Beowulf is an Anglo-Saxon poem which is considered an epic. The qualities of an epic include extraordinary heroism in the face of adversity, lofty language, and supernatural elements. The passage you cite contains all three of these elements.
Beowulf fights a battle, in the sea, against a host of sea monsters in addition to Grendel's mother. They are stabbing at him through his chain mail as he is being dragged through the water. We only have part of that battle here, but we know he "sank through the waves" for hours before he gets to Grendel's mother, and he is ultimately victorious in this battle. He fights alone against Grendel's mother and defeats her in her own lair.

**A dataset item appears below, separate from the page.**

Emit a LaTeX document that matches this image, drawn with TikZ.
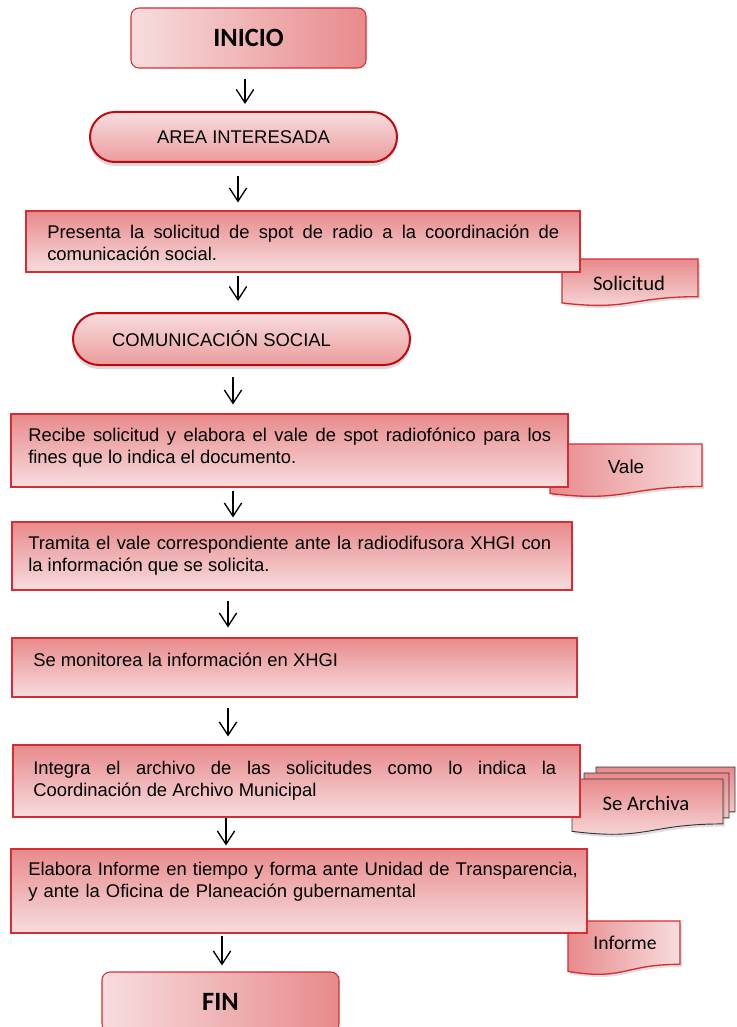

The language in this passage is lofty. We do not have "a bunch" or "a lot" of monsters; we have a "host" of them. The kenning, "battle-hall," is a kind of lofty language, as well.
The most significant aspect of a heroic epic in this passage is the supernatural elements. First of all, all the action takes place at the bottom of the lake, a place where mere mortals could not possibly spend any significant time. Second, he manages to overcome a host of sea monsters in addition to the mother of a monster--all of whom could be considered supernatural because they are not of this world. Third, there is a battle-hall at the bottom of the ocean; if that were not enough, Beowulf can breath there. The lake (which of course is comprised of water) allows light and fire:
A brilliant light burned all around him, the lake itself like a fiery flame.
All of these elements demonstrate the epic qualities of Beowulf in general and this passage in particular.